Produces the same output when compiled in both 32-bit and 64-bit mode on Linux x86_64:

alignof(uint64_t) is 8

---

Padding.

Suppose you have

typedef struct _str
{
U64 var1,
U32 var2
} STR;

STR s[2];

Your architecture may demand that s[0].var1 and s[1].var1 lie on the natural alignment for U64, at 8-byte boundaries.
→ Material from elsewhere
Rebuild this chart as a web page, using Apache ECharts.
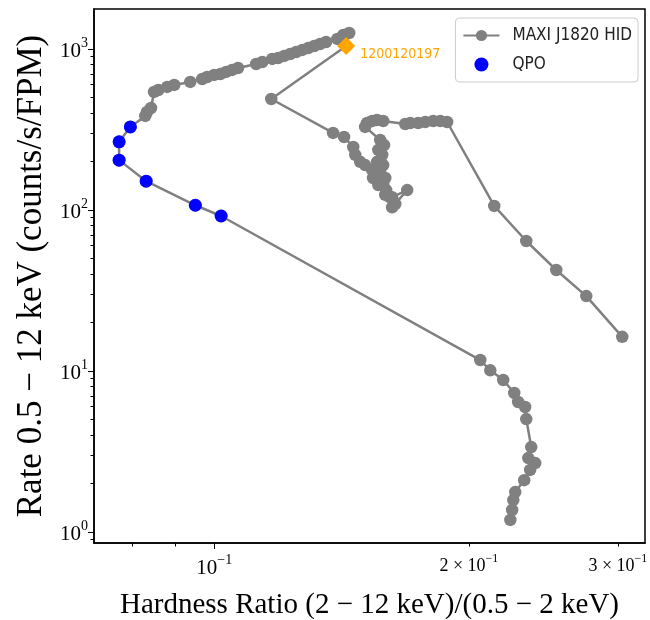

Since C does not put padding between array elements, the padding goes inside the structure.

On the other hand,

typedef struct _str
{
U32 var1,
U32 var2,
U32 var3
} STR2;

STR2 s2[2];

Only a 4-byte alignment is required here.

---

A bit of background, to help you reason about such issues.

Since the primitive memory operations are generally specified in multiples of 8, compiler engineers decide on padding schemes for in-memory data-structures.

If a memory retrieval operation (memory -> bus -> cpu) is going to be 16-bit (on a hypothetical computer) chunks and you put 3*8-bit types in your struct, the compiler designer might as well pad it up to a 32-bit struct since 2,16-bit memory, retrieval operations are going to take place to pull your struct into the CPU-cache for CPU operations.

Ofcourse you can tell the compiler not to do this in exception circumstances, such as designing a on-disk or network protocol, where you might want to be space concious.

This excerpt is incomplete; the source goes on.